Kunci lain dalam mendudukkan UU ITE ada di penegak hukum, yang secara objektif bisa menentukan mana perkara yang dapat dijerat dan tidak dapat dijerat dengan UU ITE. Menurutnya, aparat penegak hukum bisa menerima atau menolak setiap pelaporan yang masuk.


“Orang mengkritik misalnya karena dia nggak puas dengan perusahaan atau lainnya, itu kan kalau dilaporkan dan laporannya diterima oleh polisi maka langsung kena. Tapi kalau kemudian lebih selektif, dipanggil dulu tidak sampai diproses itu kan sebetulnya bisa. Jadi ya itu, saya kira yang paling dekat yang bisa dilakukan sebelum revisi UU ITE ini,” ujarnya.

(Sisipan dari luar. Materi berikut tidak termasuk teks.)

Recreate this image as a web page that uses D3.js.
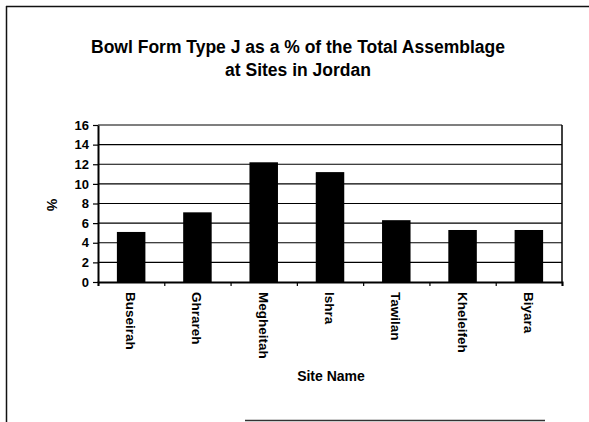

Jangan gunakan Buzzer untuk sosialisasi dan edukasi


Di samping itu, ia mengimbau pemerintah melakukan sosialisasi dan edukasi dengan menggunakan instrumen yang otoritatif. Ia mengingatkan agar pemerintah tidak melibatkan influencer dan buzzer dalam melakukan sosialisasi. Sebab menurut pengalamannya, keberadaan buzzer di media sosial tidak membuat sebuah perkara menjadi jelas, namun justru malah menjadi gaduh.


“Mereka kan dibayar untuk mengangkat citra tuannya dan menyerang lawannya, kedua belah pihak sama dan akhirnya mau tidak mau ya terjadi polarisasi. Pemerintah pun juga sama, sudah ada bagian Humas, ada bagian PR, tidak perlu lagi ada buzzer untuk membantu mempromosikan,” tandasnya.